GOP Ignored Latino Vote

The re-election of President Barack Obama should serve as a wake-up call for the Republican Party, but it won’t.

Obama was vulnerable in a number of areas, like the national debt and high unemployment, but he defeated Mitt Romney.

That happened because the GOP failed to make inroads among Latino voters. According to exit polls, Romney won only 27 percent of the Hispanic vote, down from John McCain’s 31 percent in 2008 and George W. Bush’s 44 percent in 2004.

Romney made almost no effort to appeal to Hispanic voters, the fastest-growing minority in Queens and the nation. Hispanic lawmakers in the borough said he lost the vote among their constituents because of his hard-line stance on immigration, which would have compelled undocumented workers to leave the country in a process Romney called “self-deportation.”

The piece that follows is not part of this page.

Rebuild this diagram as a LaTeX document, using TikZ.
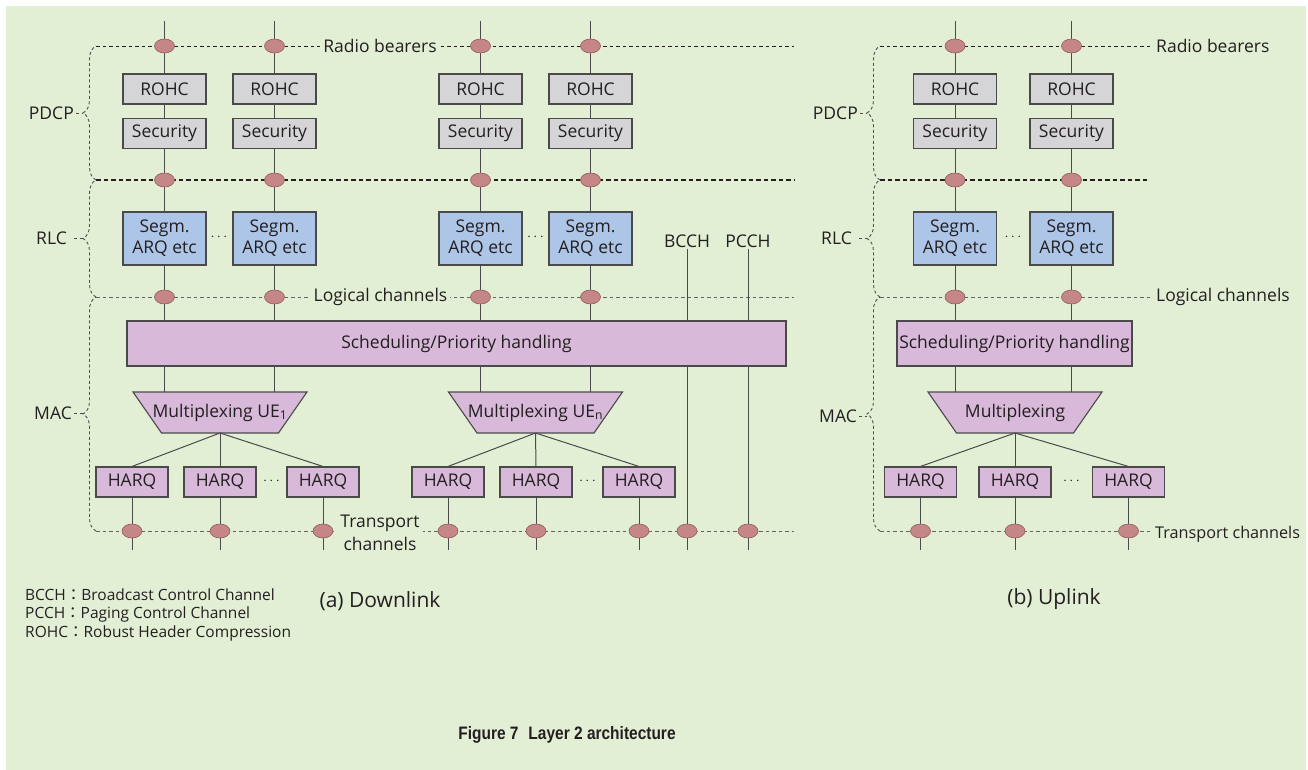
\documentclass[tikz,border=0pt]{standalone}
\usepackage{fontspec}
\setmainfont{Open Sans}
\newfontfamily\capfont[FakeStretch=0.86]{Liberation Sans}
\newfontfamily\cjkfont{Noto Sans CJK JP}
\usetikzlibrary{decorations.pathreplacing,shapes.geometric,calc}

\definecolor{paper}{HTML}{E2EFD5}
\definecolor{grayfill}{HTML}{D5D5D7}
\definecolor{bluefill}{HTML}{ADC5E7}
\definecolor{lilac}{HTML}{D8B9DA}
\definecolor{ovalfill}{HTML}{C48686}
\definecolor{ovaledge}{HTML}{8E5C5C}
\definecolor{ink}{HTML}{231F20}
\definecolor{edge}{HTML}{4A4A4A}

% trapezoid multiplexer: name, centre x, label
\newcommand{\muxblock}[3]{%
  \draw[muxshape] (#2-87,392) -- (#2+87,392) -- (#2+58.5,433) -- (#2-58.5,433) -- cycle;
  \node[inner sep=0pt] (#1) at (#2,412.5) {#3};
  \coordinate (#1-top) at (#2,392);
  \coordinate (#1-bot) at (#2,433);
}

\begin{document}
\begin{tikzpicture}[x=1pt,y=-1pt,
  font=\fontsize{17.5}{21}\selectfont, text=ink,
  box/.style={draw=edge, line width=1.1pt, inner sep=0pt, minimum width=83pt, minimum height=30pt},
  pdcp/.style={box, fill=grayfill},
  rlc/.style={box, fill=bluefill, minimum height=53pt, align=center},
  harq/.style={box, fill=lilac, minimum width=72pt},
  sched/.style={box, fill=lilac, minimum height=45pt},
  muxshape/.style={draw=edge, line width=1.1pt, fill=lilac},
  link/.style={draw=edge, line width=1pt},
  chan/.style={draw=ovaledge, line width=0.6pt, fill=ovalfill, ellipse, minimum width=20pt, minimum height=14pt, inner sep=0pt},
  bound/.style={draw=ink, line width=1.3pt, dash pattern=on 4.5pt off 3pt},
  chanline/.style={draw=ink!70, line width=0.9pt, dash pattern=on 3.5pt off 3pt},
  topline/.style={draw=ink, line width=0.9pt, dash pattern=on 3.5pt off 3pt},
  layerbrace/.style={draw=ink!80, line width=0.9pt, dash pattern=on 3pt off 2.5pt,
    decorate, decoration={brace, amplitude=13pt, aspect=0.5}},
  leader/.style={draw=ink!80, line width=0.9pt, dash pattern=on 3pt off 2.5pt},
  layerlbl/.style={anchor=east, inner sep=2pt},
  chanlbl/.style={fill=paper, inner xsep=3pt, inner ysep=1pt, align=center},
  ellip/.style={font=\fontsize{14}{16}\selectfont},
  subcap/.style={font=\fontsize{21}{24}\selectfont},
  legend/.style={anchor=west, inner sep=0pt, font=\fontsize{15.5}{18}\selectfont},
]
\useasboundingbox (0,0) rectangle (1308,770);
\fill[white] (0,0) rectangle (1308,770);
\fill[paper] (6,6) rectangle (1306,770);

% ---------------- Downlink ----------------
% layer boundaries
\draw[topline] (96,46) -- (794,46);
\draw[bound] (96,180) -- (794,180);
\draw[chanline] (96,297) -- (794,297);
\draw[chanline] (96,531) -- (794,531);
\draw[layerbrace] (96,180) -- (96,46);
\draw[layerbrace] (96,297) -- (96,180);
\draw[layerbrace] (96,531) -- (96,297);
\node[layerlbl] (dlpdcp) at (76,113) {PDCP};
\node[layerlbl] (dlrlc) at (69,238) {RLC};
\node[layerlbl] (dlmac) at (74,413) {MAC};
\draw[leader] (dlpdcp.east) -- (83,113);
\draw[leader] (dlrlc.east) ++(5,0) -- (83,238);
\draw[leader] (dlmac.east) -- (83,413);

% per-bearer PDCP / RLC chains
\foreach \n/\x in {d1/164.5,d2/274.5,d3/480.5,d4/590.5}{
  \coordinate (\n-top) at (\x,21);
  \node[pdcp] (\n-rohc) at (\x,89) {ROHC};
  \node[pdcp] (\n-sec) at (\x,133.5) {Security};
  \node[rlc] (\n-seg) at (\x,238.5) {Segm.\\ARQ etc};
}
\node[ellip] at (219,237) {$\cdots$};
\node[ellip] at (535.5,237) {$\cdots$};

\node[sched, minimum width=659pt] (dsched) at (456.5,343.5) {Scheduling/Priority handling};
\muxblock{mux1}{220}{Multiplexing UE\textsubscript{1}}
\muxblock{muxn}{535.5}{Multiplexing UE\textsubscript{n}}

\foreach \n/\x in {dh1/132,dh2/220,dh3/323,dh4/448,dh5/536,dh6/639}{
  \node[harq] (\n) at (\x,482) {HARQ};
  \coordinate (\n-bot) at (\x,550);
}
\node[ellip] at (271.5,481) {$\cdots$};
\node[ellip] at (587.5,481) {$\cdots$};

\node[inner sep=1pt] (bcch) at (687,241) {BCCH};
\node[inner sep=1pt] (pcch) at (748,241) {PCCH};
\coordinate (bcch-bot) at (687,550);
\coordinate (pcch-bot) at (748,550);

\foreach \n in {d1,d2,d3,d4}{
  \draw[link] (\n-top) -- (\n-rohc);
  \draw[link] (\n-rohc) -- (\n-sec);
  \draw[link] (\n-sec) -- (\n-seg);
  \draw[link] (\n-seg) -- (\n-seg |- dsched.north);
}
\draw[link] (d1-seg |- dsched.south) -- (d1-seg |- mux1-top);
\draw[link] (d2-seg |- dsched.south) -- (d2-seg |- mux1-top);
\draw[link] (d3-seg |- dsched.south) -- (d3-seg |- muxn-top);
\draw[link] (d4-seg |- dsched.south) -- (d4-seg |- muxn-top);
\foreach \h in {dh1,dh2,dh3}{\draw[link] (mux1-bot) -- (\h.north);}
\foreach \h in {dh4,dh5,dh6}{\draw[link] (muxn-bot) -- (\h.north);}
\foreach \h in {dh1,dh2,dh3,dh4,dh5,dh6}{\draw[link] (\h) -- (\h-bot);}
\draw[link] (bcch) -- (bcch |- dsched.north);
\draw[link] (bcch |- dsched.south) -- (bcch-bot);
\draw[link] (pcch) -- (pcch |- dsched.north);
\draw[link] (pcch |- dsched.south) -- (pcch-bot);

% channel points
\foreach \x in {164.5,274.5,480.5,590.5}{
  \node[chan] at (\x,46) {};
  \node[chan] at (\x,180) {};
  \node[chan] at (\x,297) {};
}
\foreach \x in {132,220,323,448,536,639,687,748}{\node[chan] at (\x,531) {};}

\node[chanlbl] at (380,46) {Radio bearers};
\node[chanlbl] at (380.5,297) {Logical channels};
\node[chanlbl, font=\fontsize{17.5}{22.5}\selectfont] at (380,533) {Transport\\channels};

\node[subcap] at (380,601) {(a) Downlink};

% ---------------- Uplink ----------------
\draw[topline] (880,46) -- (1150,46);
\draw[bound] (880,180) -- (1150,180);
\draw[chanline] (880,297) -- (1150,297);
\draw[chanline] (880,531) -- (1150,531);
\draw[layerbrace] (880,180) -- (880,46);
\draw[layerbrace] (880,297) -- (880,180);
\draw[layerbrace] (880,531) -- (880,297);
\node[layerlbl] (ulpdcp) at (860,113) {PDCP};
\node[layerlbl] (ulrlc) at (854,238) {RLC};
\node[layerlbl] (ulmac) at (859,416) {MAC};
\draw[leader] (ulpdcp.east) -- (867,113);
\draw[leader] (ulrlc.east) ++(5,0) -- (867,238);
\draw[leader] (ulmac.east) -- (867,416);

\foreach \n/\x in {u1/955,u2/1071.5}{
  \coordinate (\n-top) at (\x,21);
  \node[pdcp] (\n-rohc) at (\x,89) {ROHC};
  \node[pdcp] (\n-sec) at (\x,133.5) {Security};
  \node[rlc] (\n-seg) at (\x,238.5) {Segm.\\ARQ etc};
}
\node[ellip] at (1013,237) {$\cdots$};
\node[sched, minimum width=235pt] (usched) at (1014.5,343.5) {Scheduling/Priority handling};
\muxblock{umux}{1015}{Multiplexing}
\foreach \n/\x in {uh1/920.5,uh2/1015,uh3/1128.5}{
  \node[harq] (\n) at (\x,482) {HARQ};
  \coordinate (\n-bot) at (\x,550);
}
\node[ellip] at (1071.5,481) {$\cdots$};

\foreach \n in {u1,u2}{
  \draw[link] (\n-top) -- (\n-rohc);
  \draw[link] (\n-rohc) -- (\n-sec);
  \draw[link] (\n-sec) -- (\n-seg);
  \draw[link] (\n-seg) -- (\n-seg |- usched.north);
  \draw[link] (\n-seg |- usched.south) -- (\n-seg |- umux-top);
}
\foreach \h in {uh1,uh2,uh3}{
  \draw[link] (umux-bot) -- (\h.north);
  \draw[link] (\h) -- (\h-bot);
}
\foreach \x in {955,1071.5}{
  \node[chan] at (\x,46) {};
  \node[chan] at (\x,180) {};
  \node[chan] at (\x,297) {};
}
\foreach \x in {920.5,1015,1128.5}{\node[chan] at (\x,531) {};}

\node[anchor=west, inner sep=0pt] at (1156,46) {Radio bearers};
\node[anchor=west, inner sep=0pt] at (1156,297) {Logical channels};
\node[anchor=west, inner sep=0pt, font=\fontsize{16.2}{19}\selectfont] at (1155,534) {Transport channels};

\node[subcap] at (1054,599) {(b) Uplink};

% ---------------- Legend and caption ----------------
\node[legend] at (25,595) {BCCH{\cjkfont ：}Broadcast Control Channel};
\node[legend] at (25,614) {PCCH{\cjkfont ：}Paging Control Channel};
\node[legend] at (25,633) {ROHC{\cjkfont ：}Robust Header Compression};

\node[font=\fontsize{18}{21}\selectfont\capfont\bfseries] at (567,735) {Figure 7\hspace{0.55em}Layer 2 architecture};
\end{tikzpicture}
\end{document}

The GOP claimed to be the champion of small business, but according to census data the number of Hispanic-owned small businesses in the nation rose from 1.6 million in 2002 to 2.3 million in 2007, an increase of 43.7 percent. They are a force to be reckoned with, not ignored.

In a miscalculation, Romney’s campaign criticized Obama’s immigration policy, an issue of great importance to nearly all Latinos, without offering a compassionate alternative. In its effort to appeal to the white, upper-middle-class and Tea Party conservatives, his campaign appeared not to care that it was writing off the Latino vote.

In one of his debates with the president, Romney said America’s immigration policy should focus on attracting doctors and engineers. But Obama has been working on programs to make it easier for immigrants who entered this country illegally to become a part of society with on-the-books jobs, a college education and a path to citizenship.

Unlike Tea Party conservatives, Latino voters are not opposed to a big government with the capacity to provide educational aid, health care and other needs.

There are areas of the Republican platform that would appeal to Hispanics, like religion and family, but the language over illegal immigration alienated Latino voters.

The GOP must do damage assessment or resign itself to be a political minority.